The increasingly strained relations between the US and Iran in the region is casting a large shadow over Iraq. 

Each side has dozens of allied armed groups in the country, which has been one of the biggest battlegrounds for the two countries since 2003. 

Attempting to control these armed factions and military leaders is one of the biggest challenges facing the Iraqi government as it works to keep the country out of the conflict.

On Sunday, Abdul Mahdi dissolved the leadership of the joint military operations. 

They will be replaced by a new one, under his chairmanship, that includes representatives of the ministries of defense and interior, the military and security services, the Popular Mobilization Units (PMU) and the Ministry of Peshmerga, which controls the military forces of the autonomous Kurdistan region.

According to the prime minister’s decree, the main tasks of the new command structure are to “lead and manage joint operations at the strategic and operational level,” “repel all internal and external threats and dangers as directed by the commander-in-chief of the armed forces,” “manage and coordinate the intelligence work of all intelligence and security agencies,” and “coordinate with international bodies that support Iraq in the areas of training and logistical and air support.”
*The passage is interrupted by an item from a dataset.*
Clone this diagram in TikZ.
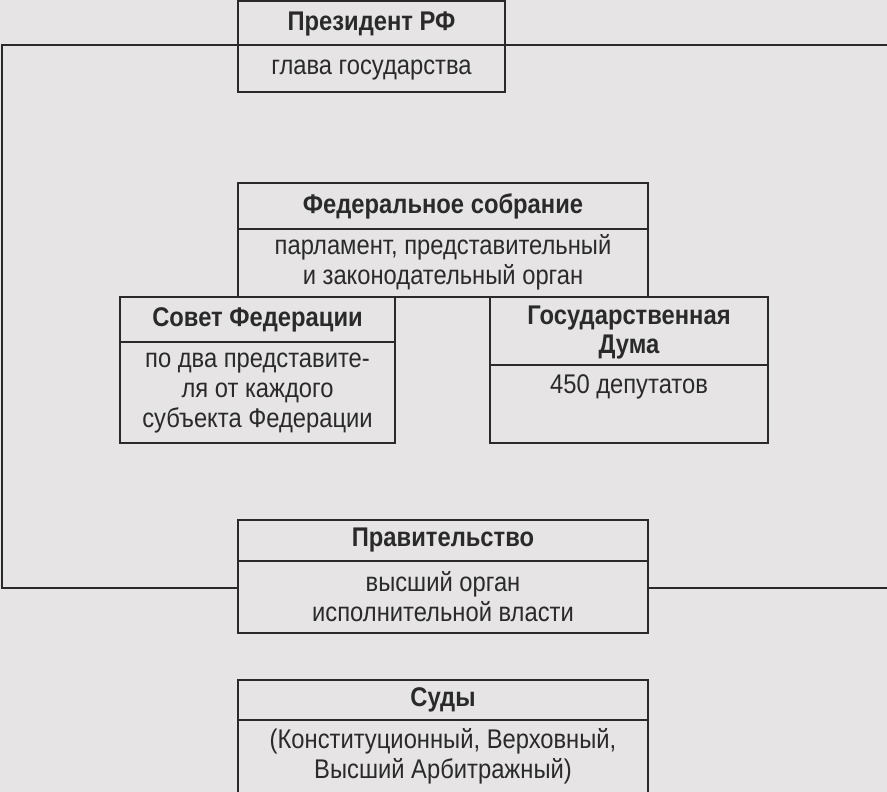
\documentclass[tikz,border=0pt]{standalone}
\usepackage{fontspec}
\setmainfont{Liberation Sans}[FakeStretch=0.88]
\definecolor{bg}{HTML}{E6E4E5}
\definecolor{ink}{HTML}{2A2A2A}
\begin{document}
\begin{tikzpicture}[x=1pt,y=-1pt,
  frame/.style={draw=ink,line width=1.6pt,fill=bg},
  ttl/.style={font=\fontsize{27}{28}\selectfont\bfseries,text=ink,align=center,inner sep=0pt},
  txt/.style={font=\fontsize{27}{30}\selectfont,text=ink,align=center,inner sep=0pt}]
\fill[bg] (0,0) rectangle (887,792);
\useasboundingbox (0,0) rectangle (887,792);
% big frame behind
\draw[ink,line width=1.6pt] (890,45) -- (2,45) -- (2,588) -- (890,588);
% President
\draw[frame] (238,1) rectangle (505,92); \draw[ink,line width=1.6pt] (238,45)--(505,45);
\node[ttl] (p1) at (371.5,24) {Президент РФ};
\node[txt] (p2) at (371.5,70) {глава государства};
% Federal assembly
\draw[frame] (238,183) rectangle (648,297); \draw[ink,line width=1.6pt] (238,229)--(648,229);
\node[ttl] (f1) at (443,206) {Федеральное собрание};
\node[txt] (f2) at (443,262) {парламент, представительный\\и законодательный орган};
% Sovet
\draw[frame] (120,297) rectangle (395,443); \draw[ink,line width=1.6pt] (120,342)--(395,342);
\node[ttl] (s1) at (257.5,320) {Совет Федерации};
\node[txt] (s2) at (257.5,393) {по два представите-\\ля от каждого\\субъекта Федерации};
% Duma
\draw[frame] (490,297) rectangle (768,443); \draw[ink,line width=1.6pt] (490,365)--(768,365);
\node[ttl,font=\fontsize{27}{29}\selectfont\bfseries] (d1) at (629,333) {Государственная\\Дума};
\node[txt] (d2) at (629,387) {450 депутатов};
% Government
\draw[frame] (238,520) rectangle (648,633); \draw[ink,line width=1.6pt] (238,561)--(648,561);
\node[ttl] (g1) at (443,540) {Правительство};
\node[txt] (g2) at (443,597) {высший орган\\исполнительной власти};
% Courts
\draw[frame] (238,680) rectangle (648,795); \draw[ink,line width=1.6pt] (238,720)--(648,720);
\node[ttl] (c1) at (443,700) {Суды};
\node[txt] (c2) at (443,756) {(Конституционный, Верховный,\\Высший Арбитражный)};
\end{tikzpicture}
\end{document}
“This decree will significantly and effectively contribute to controlling the activities of all combat troops, not just the PMU,” said a senior military commander, who declined to be named. 
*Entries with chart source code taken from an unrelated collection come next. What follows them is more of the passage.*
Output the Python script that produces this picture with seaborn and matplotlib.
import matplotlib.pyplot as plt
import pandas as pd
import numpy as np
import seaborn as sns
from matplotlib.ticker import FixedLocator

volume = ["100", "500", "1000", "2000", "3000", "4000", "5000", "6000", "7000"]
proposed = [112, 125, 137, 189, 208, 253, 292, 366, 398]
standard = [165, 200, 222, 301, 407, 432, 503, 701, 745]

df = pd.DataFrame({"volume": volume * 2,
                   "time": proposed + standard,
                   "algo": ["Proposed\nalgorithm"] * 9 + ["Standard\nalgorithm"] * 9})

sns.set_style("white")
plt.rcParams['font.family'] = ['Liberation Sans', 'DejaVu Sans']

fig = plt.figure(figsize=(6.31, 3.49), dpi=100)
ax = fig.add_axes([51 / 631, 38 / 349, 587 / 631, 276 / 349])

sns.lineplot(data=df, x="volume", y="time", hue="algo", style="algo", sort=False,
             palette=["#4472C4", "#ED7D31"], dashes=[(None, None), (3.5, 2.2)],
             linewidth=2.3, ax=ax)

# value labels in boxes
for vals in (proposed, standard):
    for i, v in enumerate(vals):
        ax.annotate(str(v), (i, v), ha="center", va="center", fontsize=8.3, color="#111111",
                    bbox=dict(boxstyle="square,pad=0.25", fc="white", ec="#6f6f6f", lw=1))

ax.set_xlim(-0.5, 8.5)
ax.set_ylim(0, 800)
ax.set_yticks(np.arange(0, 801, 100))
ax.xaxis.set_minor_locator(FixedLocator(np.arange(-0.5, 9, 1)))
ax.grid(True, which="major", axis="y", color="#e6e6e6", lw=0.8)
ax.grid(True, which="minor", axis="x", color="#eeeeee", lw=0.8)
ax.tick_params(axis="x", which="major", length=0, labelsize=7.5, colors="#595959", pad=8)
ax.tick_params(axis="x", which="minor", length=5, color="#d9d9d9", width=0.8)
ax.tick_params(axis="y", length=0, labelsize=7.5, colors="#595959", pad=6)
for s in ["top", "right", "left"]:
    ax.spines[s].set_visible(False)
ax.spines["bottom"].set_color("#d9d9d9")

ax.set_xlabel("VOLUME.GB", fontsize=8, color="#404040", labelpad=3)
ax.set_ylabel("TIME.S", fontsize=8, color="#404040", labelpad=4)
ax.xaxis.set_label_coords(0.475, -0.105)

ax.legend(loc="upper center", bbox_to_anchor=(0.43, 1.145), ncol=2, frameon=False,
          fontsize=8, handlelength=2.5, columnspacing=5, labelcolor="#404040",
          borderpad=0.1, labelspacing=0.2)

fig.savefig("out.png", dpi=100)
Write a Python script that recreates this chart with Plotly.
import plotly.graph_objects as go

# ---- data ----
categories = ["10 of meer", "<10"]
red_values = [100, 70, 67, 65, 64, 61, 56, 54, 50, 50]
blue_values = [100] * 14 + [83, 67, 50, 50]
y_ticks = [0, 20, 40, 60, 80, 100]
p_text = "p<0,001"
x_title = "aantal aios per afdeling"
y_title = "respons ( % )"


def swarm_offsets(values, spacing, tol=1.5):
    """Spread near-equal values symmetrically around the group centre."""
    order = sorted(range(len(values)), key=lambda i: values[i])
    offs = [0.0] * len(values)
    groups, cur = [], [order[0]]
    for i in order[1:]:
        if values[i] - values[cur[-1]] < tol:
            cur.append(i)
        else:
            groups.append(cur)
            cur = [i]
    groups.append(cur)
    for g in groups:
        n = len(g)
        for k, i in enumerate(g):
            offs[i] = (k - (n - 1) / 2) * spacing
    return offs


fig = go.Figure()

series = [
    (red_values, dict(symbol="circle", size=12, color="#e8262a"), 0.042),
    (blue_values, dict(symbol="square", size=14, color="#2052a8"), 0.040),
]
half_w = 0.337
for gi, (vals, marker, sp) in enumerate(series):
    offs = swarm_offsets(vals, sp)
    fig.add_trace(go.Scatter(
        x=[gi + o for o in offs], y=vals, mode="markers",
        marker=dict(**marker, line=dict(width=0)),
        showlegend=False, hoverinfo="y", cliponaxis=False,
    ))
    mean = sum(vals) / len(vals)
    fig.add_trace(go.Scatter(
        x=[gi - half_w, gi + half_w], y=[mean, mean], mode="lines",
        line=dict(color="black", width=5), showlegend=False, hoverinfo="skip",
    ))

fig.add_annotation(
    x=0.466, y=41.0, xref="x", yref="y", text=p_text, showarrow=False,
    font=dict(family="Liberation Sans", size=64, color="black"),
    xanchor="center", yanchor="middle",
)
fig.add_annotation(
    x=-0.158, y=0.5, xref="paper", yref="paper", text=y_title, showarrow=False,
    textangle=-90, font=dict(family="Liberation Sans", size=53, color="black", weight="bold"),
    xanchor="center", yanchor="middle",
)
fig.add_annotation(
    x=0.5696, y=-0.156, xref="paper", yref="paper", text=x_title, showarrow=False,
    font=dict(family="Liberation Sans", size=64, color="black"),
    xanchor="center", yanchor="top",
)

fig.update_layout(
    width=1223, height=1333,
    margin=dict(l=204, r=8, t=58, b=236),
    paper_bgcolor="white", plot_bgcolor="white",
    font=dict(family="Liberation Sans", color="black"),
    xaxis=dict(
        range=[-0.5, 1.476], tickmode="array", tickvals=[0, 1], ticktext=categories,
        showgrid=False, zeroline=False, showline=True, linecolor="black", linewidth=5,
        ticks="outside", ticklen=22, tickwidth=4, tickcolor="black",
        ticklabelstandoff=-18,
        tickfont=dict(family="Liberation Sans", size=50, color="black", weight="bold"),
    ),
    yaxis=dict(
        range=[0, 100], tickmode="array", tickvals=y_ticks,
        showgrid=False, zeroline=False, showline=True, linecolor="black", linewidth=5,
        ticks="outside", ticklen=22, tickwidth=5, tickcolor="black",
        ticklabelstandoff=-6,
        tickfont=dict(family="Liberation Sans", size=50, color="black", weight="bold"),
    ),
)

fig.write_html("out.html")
“This will block any troops associated with any local political party, regional or international” in an attempt to ensure troops serve only the government’s goals and the good of the country. 

“This is explicit and unequivocal,” he added.

Since 2003, the political process in Iraq has been based on political power-sharing system. This means that each parliamentary bloc gets a share of top government positions, including the military, proportionate to its number of seats in Parliament. Iran, the US and a number of regional countries secure their interests and ensure influence by supporting Iraqi political factions financially and morally.

This influence has been reflected in the loyalties and performance of the majority of Iraqi officials appointed by local, regional and international parties, including the commanders of combat troops.

To ensure more government control, the decree also stripped the ministers of defense and interior, and leaders of the counterterrorism, intelligence and national security authorities, and the PMU, from appointing, promoting or transferring commanders. This power is now held exclusively by Abdul Mahdi.

“The decree is theoretically positive as it will prevent local, regional and international parties from controlling the commanders,” said another military commander. 

“This means that Abdul Mahdi will be responsible to everyone inside and outside Iraq for the movement of these forces and their activities.

“The question now is whether Abdul Mahdi will actually be able to implement these instructions or will it be, like others, just ink on paper?”

The PMU is a government umbrella organization established by former Iraqi Prime Minister Nuri Al-Maliki in June 2014 to encompass the armed factions and volunteers who fought Daesh alongside the Iraqi government. Iranian-backed factions such as Badr Organization, Asaib Ahl Al-Haq and Kataib Hezbollah represent the backbone of the forces.

The US, one of Iraq’s most important allies in the region and the world, believes Iran is using its influence within the PMU to destabilize and threaten Iraq and the region. Abdul Mahdi is under huge external and internal pressure to abolish the PMU and demobilize its fighters, who do not report or answer to the Iraqi government.

The prime minister aims to ease tensions between the playmakers in Iraq, especially the US and Iran, by preventing their allies from clashing on the ground or striking against each other’s interests.

“Abdul Mahdi seeks to satisfy Washington and reassure them that the (armed) factions of the PMU will not move against the will of the Iraqi government,” said Abdullwahid Tuama, an Iraqi analyst.

The prime minister is attempting a tricky balancing act by aiming to protect the PMU, satisfy the Iranians and prove to the Americans that no one is outside the authority of the state, he added.